Print, word for word, every line from the beginning of the listing up to and including the line with "import seaborn as sns". Pictures are to be excluded.

---------- Dataset extract ----------

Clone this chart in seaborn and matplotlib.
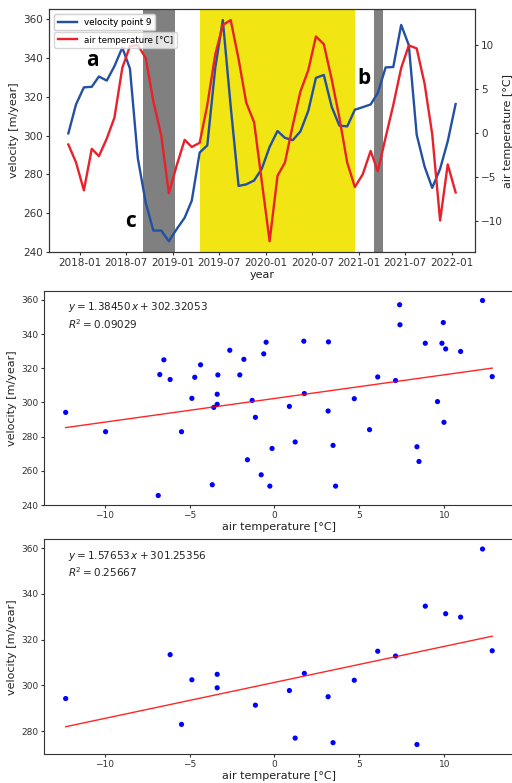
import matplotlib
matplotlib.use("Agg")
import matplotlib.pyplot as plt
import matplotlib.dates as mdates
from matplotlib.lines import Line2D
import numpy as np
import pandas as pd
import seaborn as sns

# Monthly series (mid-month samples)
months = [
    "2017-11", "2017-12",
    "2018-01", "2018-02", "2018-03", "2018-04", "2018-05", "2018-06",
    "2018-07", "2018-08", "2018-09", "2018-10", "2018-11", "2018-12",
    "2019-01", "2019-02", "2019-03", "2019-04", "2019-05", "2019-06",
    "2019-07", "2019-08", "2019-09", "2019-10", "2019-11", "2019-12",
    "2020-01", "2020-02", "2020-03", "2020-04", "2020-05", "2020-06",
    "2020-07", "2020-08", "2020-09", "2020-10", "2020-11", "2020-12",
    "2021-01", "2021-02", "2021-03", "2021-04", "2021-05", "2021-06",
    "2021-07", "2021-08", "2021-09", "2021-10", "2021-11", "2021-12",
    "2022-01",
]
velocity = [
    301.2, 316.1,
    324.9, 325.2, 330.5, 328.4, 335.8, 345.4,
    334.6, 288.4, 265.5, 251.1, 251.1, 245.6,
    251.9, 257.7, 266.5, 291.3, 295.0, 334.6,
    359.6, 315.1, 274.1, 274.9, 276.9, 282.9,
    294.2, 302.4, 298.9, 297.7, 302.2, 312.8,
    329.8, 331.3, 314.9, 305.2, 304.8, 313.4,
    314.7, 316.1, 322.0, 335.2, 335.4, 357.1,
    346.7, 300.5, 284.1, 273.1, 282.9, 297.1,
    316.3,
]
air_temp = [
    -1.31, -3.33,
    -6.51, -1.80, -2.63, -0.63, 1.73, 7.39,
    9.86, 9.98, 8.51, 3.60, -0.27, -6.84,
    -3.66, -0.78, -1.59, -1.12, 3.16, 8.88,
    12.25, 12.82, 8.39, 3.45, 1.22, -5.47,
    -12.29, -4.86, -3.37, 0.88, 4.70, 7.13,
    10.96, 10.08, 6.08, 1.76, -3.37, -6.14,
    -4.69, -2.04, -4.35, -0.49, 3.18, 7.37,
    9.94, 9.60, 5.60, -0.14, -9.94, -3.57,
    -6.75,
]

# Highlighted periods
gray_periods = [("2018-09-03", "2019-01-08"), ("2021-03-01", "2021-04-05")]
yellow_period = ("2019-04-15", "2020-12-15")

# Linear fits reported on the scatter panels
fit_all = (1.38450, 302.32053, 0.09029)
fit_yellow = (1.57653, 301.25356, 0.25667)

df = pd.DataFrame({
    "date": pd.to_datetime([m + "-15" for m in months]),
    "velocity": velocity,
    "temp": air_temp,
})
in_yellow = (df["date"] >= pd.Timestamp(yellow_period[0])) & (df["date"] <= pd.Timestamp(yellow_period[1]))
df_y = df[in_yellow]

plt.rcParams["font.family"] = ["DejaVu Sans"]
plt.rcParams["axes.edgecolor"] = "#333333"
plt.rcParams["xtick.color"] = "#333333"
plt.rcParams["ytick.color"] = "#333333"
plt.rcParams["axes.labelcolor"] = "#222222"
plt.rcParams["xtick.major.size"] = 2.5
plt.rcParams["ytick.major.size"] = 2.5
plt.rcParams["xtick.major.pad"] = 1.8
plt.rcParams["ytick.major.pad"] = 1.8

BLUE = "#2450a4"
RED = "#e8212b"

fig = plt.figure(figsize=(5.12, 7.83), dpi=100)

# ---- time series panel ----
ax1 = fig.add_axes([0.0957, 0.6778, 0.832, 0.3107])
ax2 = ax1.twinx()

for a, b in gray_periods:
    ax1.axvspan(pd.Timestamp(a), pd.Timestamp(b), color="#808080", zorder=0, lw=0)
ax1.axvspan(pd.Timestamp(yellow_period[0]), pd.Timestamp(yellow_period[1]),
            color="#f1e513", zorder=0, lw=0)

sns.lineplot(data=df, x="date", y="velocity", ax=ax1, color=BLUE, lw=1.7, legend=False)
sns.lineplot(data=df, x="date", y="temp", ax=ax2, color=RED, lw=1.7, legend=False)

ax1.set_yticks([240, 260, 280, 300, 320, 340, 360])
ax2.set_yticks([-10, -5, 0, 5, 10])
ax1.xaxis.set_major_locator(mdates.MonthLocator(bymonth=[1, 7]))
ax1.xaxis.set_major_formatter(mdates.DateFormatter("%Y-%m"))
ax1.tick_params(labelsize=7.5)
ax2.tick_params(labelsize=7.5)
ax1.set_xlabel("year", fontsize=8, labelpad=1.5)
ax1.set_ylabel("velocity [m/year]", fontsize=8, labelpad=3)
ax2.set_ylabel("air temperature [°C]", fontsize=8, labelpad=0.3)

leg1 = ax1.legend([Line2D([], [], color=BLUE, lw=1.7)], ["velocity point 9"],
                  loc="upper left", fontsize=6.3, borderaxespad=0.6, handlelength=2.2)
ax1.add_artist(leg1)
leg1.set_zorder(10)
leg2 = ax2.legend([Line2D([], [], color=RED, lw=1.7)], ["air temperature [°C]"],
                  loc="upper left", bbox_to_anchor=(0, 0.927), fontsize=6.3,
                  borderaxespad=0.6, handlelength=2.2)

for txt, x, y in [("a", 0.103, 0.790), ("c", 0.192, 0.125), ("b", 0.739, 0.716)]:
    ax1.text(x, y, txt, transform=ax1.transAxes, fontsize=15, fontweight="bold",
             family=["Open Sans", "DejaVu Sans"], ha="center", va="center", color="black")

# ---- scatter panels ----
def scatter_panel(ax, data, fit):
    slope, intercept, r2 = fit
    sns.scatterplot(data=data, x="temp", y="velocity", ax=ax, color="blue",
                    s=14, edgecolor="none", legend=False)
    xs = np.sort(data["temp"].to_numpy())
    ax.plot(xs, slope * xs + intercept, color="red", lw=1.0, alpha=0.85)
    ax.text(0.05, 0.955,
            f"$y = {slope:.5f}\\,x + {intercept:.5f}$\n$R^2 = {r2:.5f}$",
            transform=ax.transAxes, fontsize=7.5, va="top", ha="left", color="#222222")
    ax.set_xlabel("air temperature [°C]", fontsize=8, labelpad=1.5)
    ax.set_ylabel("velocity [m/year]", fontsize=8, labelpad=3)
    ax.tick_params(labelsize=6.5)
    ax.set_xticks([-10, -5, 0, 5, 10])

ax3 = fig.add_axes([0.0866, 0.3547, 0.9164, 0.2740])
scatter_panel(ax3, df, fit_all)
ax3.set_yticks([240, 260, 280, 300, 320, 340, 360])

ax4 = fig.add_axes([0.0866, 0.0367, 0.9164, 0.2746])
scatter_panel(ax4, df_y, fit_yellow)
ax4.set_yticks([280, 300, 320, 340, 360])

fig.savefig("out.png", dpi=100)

----------

• Response
Clone this chart in seaborn and matplotlib.
import matplotlib
matplotlib.use("Agg")
import matplotlib.pyplot as plt
import matplotlib.dates as mdates
from matplotlib.lines import Line2D
import numpy as np
import pandas as pd
import seaborn as sns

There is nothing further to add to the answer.